*DATA EXTRACT:*
— BEGIN —
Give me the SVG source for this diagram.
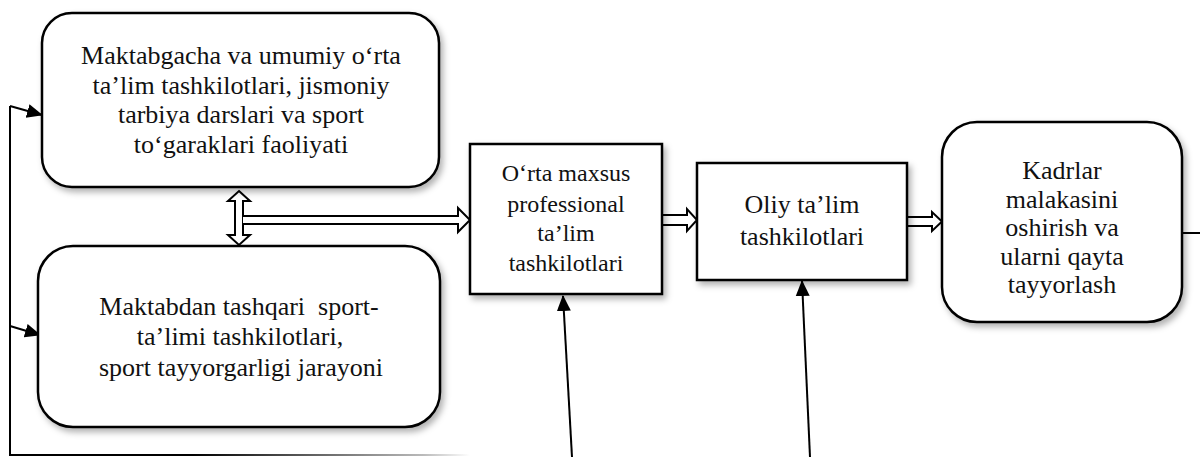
<svg xmlns="http://www.w3.org/2000/svg" width="1200" height="457" viewBox="0 0 1200 457">
<style>
.box{fill:#fff;stroke:#000;stroke-width:2.5;filter:url(#sh)}
.t{fill:#111;text-anchor:middle;font-family:"Liberation Serif","Times New Roman",serif}
.f26{font-size:26px}
.f24{font-size:24px}
.ln{fill:none;stroke:#000;stroke-width:2}
.blk{fill:#fff;stroke:#000;stroke-width:2;stroke-linejoin:miter}
</style>
<defs>
<filter id="sh" x="-10%" y="-10%" width="125%" height="130%">
<feDropShadow dx="3" dy="4" stdDeviation="3" flood-color="#000" flood-opacity="0.3"/>
</filter>
<marker id="ah" markerUnits="userSpaceOnUse" markerWidth="16" markerHeight="16" viewBox="0 0 16 16" refX="15" refY="8" orient="auto">
<path d="M0,1 L16,8 L0,15 Z" fill="#000"/>
</marker>
<linearGradient id="fade" gradientUnits="userSpaceOnUse" x1="8" y1="0" x2="470" y2="0">
<stop offset="0" stop-color="#000"/>
<stop offset="0.4" stop-color="#000"/>
<stop offset="0.9" stop-color="#bbb"/>
<stop offset="1" stop-color="#fff"/>
</linearGradient>
</defs>

<g id="connectors">
<path class="ln" d="M10,455 L10,106"/>
<path fill="none" stroke="url(#fade)" stroke-width="2" d="M9,455 L470,455"/>
<path class="ln" d="M10,106 L42,115" marker-end="url(#ah)"/>
<path class="ln" d="M10,326 L40,335" marker-end="url(#ah)"/>
<path class="ln" d="M572,457 L563,296" marker-end="url(#ah)"/>
<path class="ln" d="M810,457 L802,281" marker-end="url(#ah)"/>
<path class="ln" d="M1182,233 L1200,233"/>
<path class="blk" d="M239,191 L250,201 L243,201 L243,235 L250,235 L239,245 L228,235 L235,235 L235,201 L228,201 Z"/>
<path class="blk" d="M243,216 L458,216 L458,208 L470,220 L458,232 L458,224 L243,224"/>
<path class="blk" d="M661,215 L687,215 L687,209 L697,220 L687,231 L687,225 L661,225 Z"/>
<path class="blk" d="M906,217 L932,217 L932,212 L942,221.5 L932,231 L932,226 L906,226 Z"/>
</g>

<g id="node1">
<rect class="box" x="42" y="13" width="397" height="174" rx="30"/>
<text class="t f26"><tspan x="241" y="64">Maktabgacha va umumiy o‘rta</tspan><tspan x="241" y="94">ta’lim tashkilotlari, jismoniy</tspan><tspan x="241" y="123">tarbiya darslari va sport</tspan><tspan x="241" y="153">to‘garaklari faoliyati</tspan></text>
</g>

<g id="node2">
<rect class="box" x="38" y="246" width="402" height="181" rx="35"/>
<text class="t f26" xml:space="preserve"><tspan x="239" y="315">Maktabdan tashqari  sport-</tspan><tspan x="240" y="345">ta’limi tashkilotlari,</tspan><tspan x="241" y="376">sport tayyorgarligi jarayoni</tspan></text>
</g>

<g id="node3">
<rect class="box" x="470" y="144" width="192" height="150"/>
<text class="t f24"><tspan x="566" y="181">O‘rta maxsus</tspan><tspan x="566" y="212">professional</tspan><tspan x="566" y="241">ta’lim</tspan><tspan x="566" y="271">tashkilotlari</tspan></text>
</g>

<g id="node4">
<rect class="box" x="697" y="163" width="210" height="117"/>
<text class="t f26"><tspan x="802" y="213">Oliy ta’lim</tspan><tspan x="802" y="245">tashkilotlari</tspan></text>
</g>

<g id="node5">
<rect class="box" x="942" y="122" width="240" height="200" rx="35"/>
<text class="t f26"><tspan x="1062" y="179">Kadrlar</tspan><tspan x="1062" y="207.5">malakasini</tspan><tspan x="1062" y="236">oshirish va</tspan><tspan x="1062" y="264.5">ularni qayta</tspan><tspan x="1062" y="293">tayyorlash</tspan></text>
</g>
</svg>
— END —
*WHAT IS BEING ASKED:*
Output an exact copy of the material, with the pictures removed.

*SOLUTION:*
Give me the SVG source for this diagram.
<svg xmlns="http://www.w3.org/2000/svg" width="1200" height="457" viewBox="0 0 1200 457">
<style>
.box{fill:#fff;stroke:#000;stroke-width:2.5;filter:url(#sh)}
.t{fill:#111;text-anchor:middle;font-family:"Liberation Serif","Times New Roman",serif}
.f26{font-size:26px}
.f24{font-size:24px}
.ln{fill:none;stroke:#000;stroke-width:2}
.blk{fill:#fff;stroke:#000;stroke-width:2;stroke-linejoin:miter}
</style>
<defs>
<filter id="sh" x="-10%" y="-10%" width="125%" height="130%">
<feDropShadow dx="3" dy="4" stdDeviation="3" flood-color="#000" flood-opacity="0.3"/>
</filter>
<marker id="ah" markerUnits="userSpaceOnUse" markerWidth="16" markerHeight="16" viewBox="0 0 16 16" refX="15" refY="8" orient="auto">
<path d="M0,1 L16,8 L0,15 Z" fill="#000"/>
</marker>
<linearGradient id="fade" gradientUnits="userSpaceOnUse" x1="8" y1="0" x2="470" y2="0">
<stop offset="0" stop-color="#000"/>
<stop offset="0.4" stop-color="#000"/>
<stop offset="0.9" stop-color="#bbb"/>
<stop offset="1" stop-color="#fff"/>
</linearGradient>
</defs>

<g id="connectors">
<path class="ln" d="M10,455 L10,106"/>
<path fill="none" stroke="url(#fade)" stroke-width="2" d="M9,455 L470,455"/>
<path class="ln" d="M10,106 L42,115" marker-end="url(#ah)"/>
<path class="ln" d="M10,326 L40,335" marker-end="url(#ah)"/>
<path class="ln" d="M572,457 L563,296" marker-end="url(#ah)"/>
<path class="ln" d="M810,457 L802,281" marker-end="url(#ah)"/>
<path class="ln" d="M1182,233 L1200,233"/>
<path class="blk" d="M239,191 L250,201 L243,201 L243,235 L250,235 L239,245 L228,235 L235,235 L235,201 L228,201 Z"/>
<path class="blk" d="M243,216 L458,216 L458,208 L470,220 L458,232 L458,224 L243,224"/>
<path class="blk" d="M661,215 L687,215 L687,209 L697,220 L687,231 L687,225 L661,225 Z"/>
<path class="blk" d="M906,217 L932,217 L932,212 L942,221.5 L932,231 L932,226 L906,226 Z"/>
</g>

<g id="node1">
<rect class="box" x="42" y="13" width="397" height="174" rx="30"/>
<text class="t f26"><tspan x="241" y="64">Maktabgacha va umumiy o‘rta</tspan><tspan x="241" y="94">ta’lim tashkilotlari, jismoniy</tspan><tspan x="241" y="123">tarbiya darslari va sport</tspan><tspan x="241" y="153">to‘garaklari faoliyati</tspan></text>
</g>

<g id="node2">
<rect class="box" x="38" y="246" width="402" height="181" rx="35"/>
<text class="t f26" xml:space="preserve"><tspan x="239" y="315">Maktabdan tashqari  sport-</tspan><tspan x="240" y="345">ta’limi tashkilotlari,</tspan><tspan x="241" y="376">sport tayyorgarligi jarayoni</tspan></text>
</g>

<g id="node3">
<rect class="box" x="470" y="144" width="192" height="150"/>
<text class="t f24"><tspan x="566" y="181">O‘rta maxsus</tspan><tspan x="566" y="212">professional</tspan><tspan x="566" y="241">ta’lim</tspan><tspan x="566" y="271">tashkilotlari</tspan></text>
</g>

<g id="node4">
<rect class="box" x="697" y="163" width="210" height="117"/>
<text class="t f26"><tspan x="802" y="213">Oliy ta’lim</tspan><tspan x="802" y="245">tashkilotlari</tspan></text>
</g>

<g id="node5">
<rect class="box" x="942" y="122" width="240" height="200" rx="35"/>
<text class="t f26"><tspan x="1062" y="179">Kadrlar</tspan><tspan x="1062" y="207.5">malakasini</tspan><tspan x="1062" y="236">oshirish va</tspan><tspan x="1062" y="264.5">ularni qayta</tspan><tspan x="1062" y="293">tayyorlash</tspan></text>
</g>
</svg>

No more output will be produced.